Harika temenniler, güzel mesajlarla başlamıştı 2023 yılı, tıpkı her yeni yıl gibi… Yeni yılı da iyi dileklerle karşılayacağız kuşkusuz… Bu yıl maalesef insanın insana yapabileceği kötülüğün sınırlarını zorlayan utanç verici, vahşet dolu anlarıyla bitiyor!

Filistin’de yaşanan vahşet, kötülüğün rekor denemesiydi adeta. İsrail’in bebekleri, çocukları, kadınları, hastaneleri bombalandığı “savaşın bile bir haysiyeti var” dedirten insanlık adına sadece utanç değil kaygı verici korkunç olaylara sahne oldu ve ne acıdır ki dünya sadece izledi ve hala izliyor! İnsanlık adına, insan olan herkesin utanç duyduğu bu vahşetin son bulması ve sorumluların en ağır cezayı alması umuduyla…

Yılı tamamlarken önemli konulardan biri hiç kuşkusuz önümüzdeki yılın bütçesi; TBMM’de bütçe görüşmeleri devam ediyor.
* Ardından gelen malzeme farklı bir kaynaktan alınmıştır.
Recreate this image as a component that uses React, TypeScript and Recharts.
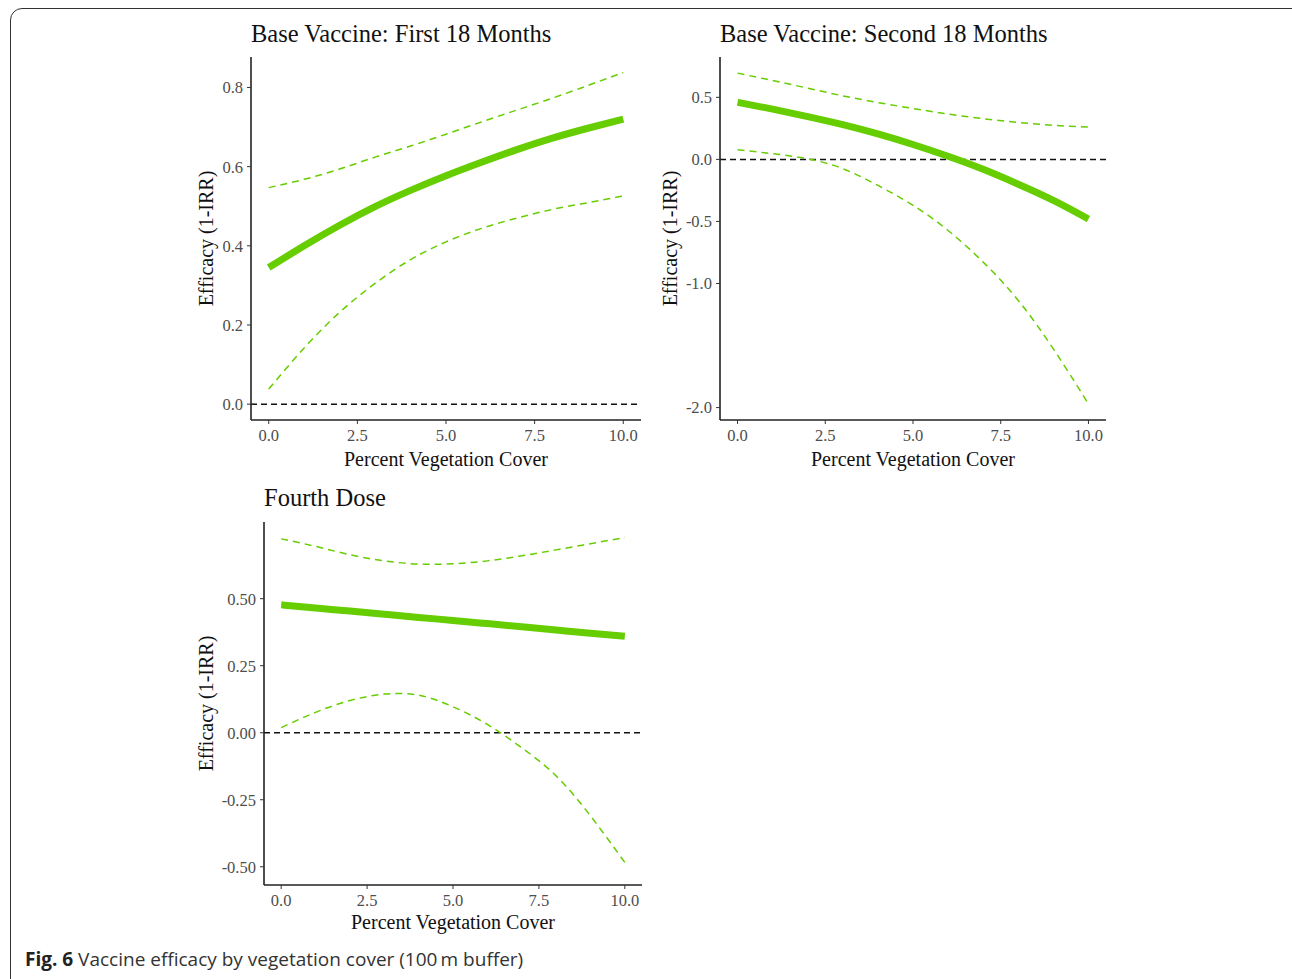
import React from "react";
import { LineChart, Line, XAxis, YAxis, ReferenceLine } from "recharts";

const GREEN = "#66CD00";
const SERIF = "'Liberation Serif', 'Times New Roman', serif";

const cover = [0, 1, 2, 3, 4, 5, 6, 7, 8, 9, 10];
const xTicks = [0, 2.5, 5, 7.5, 10];

// Base vaccine, first 18 months
const firstEst = [0.345, 0.4, 0.452, 0.499, 0.54, 0.577, 0.611, 0.643, 0.672, 0.697, 0.72];
const firstLow = [0.038, 0.142, 0.232, 0.305, 0.365, 0.41, 0.444, 0.47, 0.492, 0.509, 0.526];
const firstHigh = [0.547, 0.568, 0.594, 0.624, 0.652, 0.682, 0.713, 0.743, 0.773, 0.805, 0.838];
const firstTicks = [0, 0.2, 0.4, 0.6, 0.8];

// Base vaccine, second 18 months
const secondEst = [0.46, 0.405, 0.345, 0.28, 0.205, 0.12, 0.025, -0.08, -0.2, -0.33, -0.48];
const secondLow = [0.078, 0.046, 0.005, -0.075, -0.21, -0.37, -0.573, -0.828, -1.137, -1.527, -1.97];
const secondHigh = [0.695, 0.635, 0.574, 0.512, 0.458, 0.41, 0.365, 0.328, 0.298, 0.275, 0.26];
const secondTicks = [-2, -1, -0.5, 0, 0.5];

// Fourth dose
const fourthEst = [0.477, 0.465, 0.454, 0.442, 0.43, 0.419, 0.407, 0.395, 0.383, 0.371, 0.36];
const fourthLow = [0.019, 0.076, 0.12, 0.144, 0.14, 0.097, 0.031, -0.056, -0.161, -0.31, -0.484];
const fourthHigh = [0.723, 0.695, 0.664, 0.641, 0.629, 0.63, 0.641, 0.66, 0.682, 0.705, 0.728];
const fourthTicks = [-0.5, -0.25, 0, 0.25, 0.5];

const rows = (est: number[], low: number[], high: number[]) =>
  cover.map((x, i) => ({ x, est: est[i], low: low[i], high: high[i] }));

type PanelProps = {
  left: number;
  top: number;
  right: number;
  marginTop: number;
  yWidth: number;
  labelOffset: number;
  xLabelOffset: number;
  data: { x: number; est: number; low: number; high: number }[];
  yDomain: [number, number];
  yTicks: number[];
  digits: number;
};

const Panel = (p: PanelProps) => (
  <div style={{ position: "absolute", left: p.left, top: p.top }}>
    <LineChart
      width={480}
      height={480}
      data={p.data}
      margin={{ top: p.marginTop, right: p.right, bottom: 480 - p.marginTop - 363 - 50, left: 0 }}
      style={{ fontFamily: SERIF }}
    >
      <XAxis
        dataKey="x"
        type="number"
        domain={[-0.5, 10.5]}
        ticks={xTicks}
        allowDataOverflow
        tickFormatter={(v: number) => v.toFixed(1)}
        height={50}
        axisLine={{ stroke: "#222", strokeWidth: 1.6 }}
        tickLine={{ stroke: "#333" }}
        tickSize={4}
        tickMargin={5}
        tick={{ fill: "#4d4d4d", fontSize: 16.5, fontFamily: SERIF }}
        label={{ value: "Percent Vegetation Cover", position: "insideBottom", offset: p.xLabelOffset, fill: "#111", fontSize: 20 }}
      />
      <YAxis
        type="number"
        domain={p.yDomain}
        ticks={p.yTicks}
        allowDataOverflow
        tickFormatter={(v: number) => v.toFixed(p.digits)}
        width={p.yWidth}
        axisLine={{ stroke: "#222", strokeWidth: 1.6 }}
        tickLine={{ stroke: "#333" }}
        tickSize={4}
        tickMargin={4}
        tick={{ fill: "#4d4d4d", fontSize: 16.5, fontFamily: SERIF }}
        label={{
          value: "Efficacy (1-IRR)",
          angle: -90,
          position: "insideLeft",
          offset: p.labelOffset,
          fill: "#111",
          fontSize: 20,
          style: { textAnchor: "middle" },
        }}
      />
      <ReferenceLine y={0} stroke="#111" strokeWidth={1.5} strokeDasharray="6 4" />
      <Line type="natural" dataKey="high" stroke={GREEN} strokeWidth={1.5} strokeDasharray="7 5" dot={false} isAnimationActive={false} />
      <Line type="natural" dataKey="low" stroke={GREEN} strokeWidth={1.5} strokeDasharray="7 5" dot={false} isAnimationActive={false} />
      <Line type="natural" dataKey="est" stroke={GREEN} strokeWidth={7} dot={false} isAnimationActive={false} />
    </LineChart>
  </div>
);

const titleStyle: React.CSSProperties = {
  position: "absolute",
  fontFamily: SERIF,
  fontSize: 24.5,
  lineHeight: "24px",
  color: "#111",
  whiteSpace: "nowrap",
};

export default function App() {
  return (
    <div style={{ position: "absolute", left: 0, top: 0, width: 1292, height: 979, overflow: "hidden", background: "#fff" }}>
      <div
        style={{
          position: "absolute",
          left: 10,
          top: 8,
          width: 1295,
          height: 985,
          border: "1.5px solid #333",
          borderRadius: 12,
          boxSizing: "border-box",
        }}
      />
      <div style={{ ...titleStyle, left: 251, top: 22 }}>Base Vaccine: First 18 Months</div>
      <div style={{ ...titleStyle, left: 720, top: 22 }}>Base Vaccine: Second 18 Months</div>
      <div style={{ ...titleStyle, left: 264, top: 486 }}>Fourth Dose</div>

      <Panel
        left={180}
        top={0}
        right={19}
        marginTop={57}
        yWidth={71}
        labelOffset={26}
        xLabelOffset={4}
        data={rows(firstEst, firstLow, firstHigh)}
        yDomain={[-0.04, 0.877]}
        yTicks={firstTicks}
        digits={1}
      />
      <Panel
        left={650}
        top={0}
        right={24}
        marginTop={57}
        yWidth={70}
        labelOffset={20}
        xLabelOffset={4}
        data={rows(secondEst, secondLow, secondHigh)}
        yDomain={[-2.1, 0.825]}
        yTicks={secondTicks}
        digits={1}
      />
      <Panel
        left={190}
        top={470}
        right={28}
        marginTop={52}
        yWidth={74}
        labelOffset={16}
        xLabelOffset={6}
        data={rows(fourthEst, fourthLow, fourthHigh)}
        yDomain={[-0.568, 0.786]}
        yTicks={fourthTicks}
        digits={2}
      />

      <div
        style={{
          position: "absolute",
          left: 25,
          top: 946,
          fontFamily: "'Open Sans', sans-serif",
          fontSize: 19,
          lineHeight: "26px",
          color: "#333",
          whiteSpace: "nowrap",
        }}
      >
        <b style={{ color: "#222" }}>Fig. 6</b> Vaccine efficacy by vegetation cover (100&#8201;m buffer)
      </div>
    </div>
  );
}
Doğal olarak çiftçinin bütçeden alacağı pay geleceğimiz açısından çok önemli ve tarıma verilen değerin göstergesi!

İklim değişikliğinin olumsuz etkileri, artan girdi maliyetleri, azalan istihdam, tarım arazilerinin amaç dışı kullanımı gibi birçok soruna rağmen üretime devam eden çiftçilerimizin desteklenmesi hayati öneme sahip.

Tarım Kanunu; tarımsal destekleme programlarının finansmanı, bütçe kaynaklarından ve dış kaynaklardan sağlanır. Bütçeden ayrılacak kaynak, gayrisafi milli hasılanın yüzde birinden az olamaz (5488 madde 21).

2024 yılı Tarım ve Orman Bakanlığı Bütçesi 283 milyar, 91,5 milyar lira tarımsal destekleme payı! Destekleme; devletçe yapılan para yardımı, sübvansiyon anlamındadır. “Destekleme” sakın destek olma, gibi mi algılanıyor? Bu rakamları görünce böyle düşünmeden edemiyor insan!

Bütçedeki tarımsal destekleme miktarını dikkate aldığımızda, çiftçilerimize verilen mesajın da temenniden öteye gitmediğini görüyoruz. Göz ardı edilmemesi gereken bir gerçeğe dikkatinize sunuyorum; çiftçinin desteklenmesi gıda fiyatlarına yansıması açısından tüm vatandaşları doğrudan ilgilendiren ve etkileyen bir husustur. Tarım yediden yetmişe hepimizin ana gündemi olması gerekirken, maalesef olağanüstü bir gündem yoksa pek de ilgilendiğimiz söylenemez.

İklim değişikliği etkileri, savaş, girdi maliyetlerinin yükselmesi, artan gıda fiyatları gibi faktörler küresel ölçekte tarımın stratejik önemini arttırırken,  ülkemizde yaşanan ekonomik kriz, tarımın gençler tarafından tercih edilmemesi, mevcut çiftçilerin üretimden kopması ülkemiz açısından acil ve hassasiyetle ele alınması gereken bir mesele!

Önümüzdeki yılların güç dengesini belirleyicisi “tarım” olacak; küresel bütün veriler bu teoriyi net bir şekilde ortaya koyuyor. Tarım sektörünü güçlendiren,  gıda güvencesini sağlayan ülkeler dünyanın en güçlü ülkesi olacak! Üreten yoksa gıda yok, gıda yoksa hayat yok!